MATERIAL PROVIDED.
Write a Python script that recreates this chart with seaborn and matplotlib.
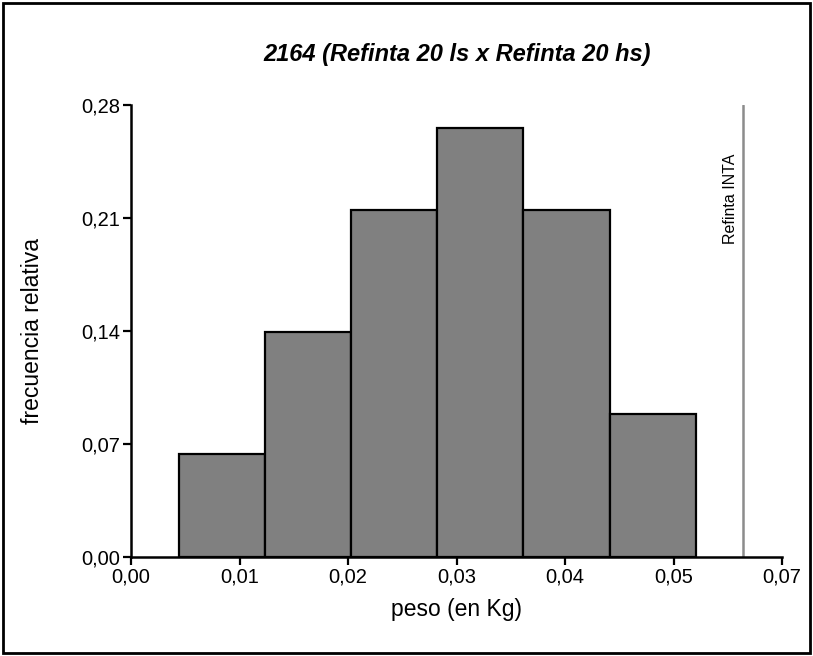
import matplotlib
matplotlib.use("Agg")
import matplotlib.pyplot as plt
import seaborn as sns
import numpy as np
from matplotlib.patches import Rectangle

# ---- data ----
bin_edges = [0.00483, 0.01348, 0.02213, 0.03078, 0.03943, 0.04808, 0.05673]
rel_freq = [0.0635, 0.1393, 0.2149, 0.2660, 0.2149, 0.0885]
ref_value = 0.0615
ref_label = "Refinta INTA"
x_ticks = [0.0, 0.0109, 0.0218, 0.0327, 0.0436, 0.0545, 0.0654]
x_ticklabels = ["0,00", "0,01", "0,02", "0,03", "0,04", "0,05", "0,07"]
y_ticks = [0.0, 0.07, 0.14, 0.21, 0.28]
y_ticklabels = ["0,00", "0,07", "0,14", "0,21", "0,28"]
title = "2164 (Refinta 20 ls x Refinta 20 hs)"
xlabel = "peso (en Kg)"
ylabel = "frecuencia relativa"

sns.set_style("white")
plt.rcParams['font.family'] = ['Liberation Sans', 'DejaVu Sans']
plt.rcParams['text.color'] = 'black'
plt.rcParams['axes.labelcolor'] = 'black'

fig = plt.figure(figsize=(8.13, 6.56), dpi=100)
ax = fig.add_axes([131/813, 1-556.7/656, (782-131)/813, (556.7-105)/656])

centers = [(bin_edges[i] + bin_edges[i+1]) / 2 for i in range(len(rel_freq))]
sns.histplot(x=centers, weights=rel_freq, bins=bin_edges, stat="count",
             color="#808080", edgecolor="black", linewidth=1.6, alpha=1.0, ax=ax)

ax.plot([ref_value, ref_value], [0, y_ticks[-1]], color="#8c8c8c", lw=1.8, zorder=1)
ax.text(ref_value - 0.0013, 0.222, ref_label, rotation=90, ha="center", va="center",
        fontsize=11.5, color="black")

ax.set_xlim(x_ticks[0], x_ticks[-1])
ax.set_ylim(y_ticks[0], y_ticks[-1])
ax.set_xticks(x_ticks)
ax.set_xticklabels(x_ticklabels)
ax.set_yticks(y_ticks)
ax.set_yticklabels(y_ticklabels)
ax.tick_params(axis="both", direction="out", length=6, width=1.6, labelsize=14.5,
               color="black", labelcolor="black", pad=2, bottom=True, left=True)
for s in ["top", "right"]:
    ax.spines[s].set_visible(False)
for s in ["left", "bottom"]:
    ax.spines[s].set_linewidth(1.8)
    ax.spines[s].set_color("black")

ax.set_xlabel(xlabel, fontsize=16.5, labelpad=8, color="black")
ax.set_ylabel(ylabel, fontsize=16.5, color="black")
ax.yaxis.set_label_coords(-(131-44)/651, 0.5)
fig.text(457/813, 1-55/656, title, ha="center", va="center", fontsize=17,
         fontweight="bold", fontstyle="italic", color="black")

fig.patches.append(Rectangle((3/813, 3/656), 807/813, 650/656, transform=fig.transFigure,
                             fill=False, edgecolor="black", linewidth=2))

fig.savefig("out.png", dpi=100)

PROBLEM. Each line that has the word "seaborn" should be copied.

ANSWER FOR THE TASK.
Write a Python script that recreates this chart with seaborn and matplotlib.
import seaborn as sns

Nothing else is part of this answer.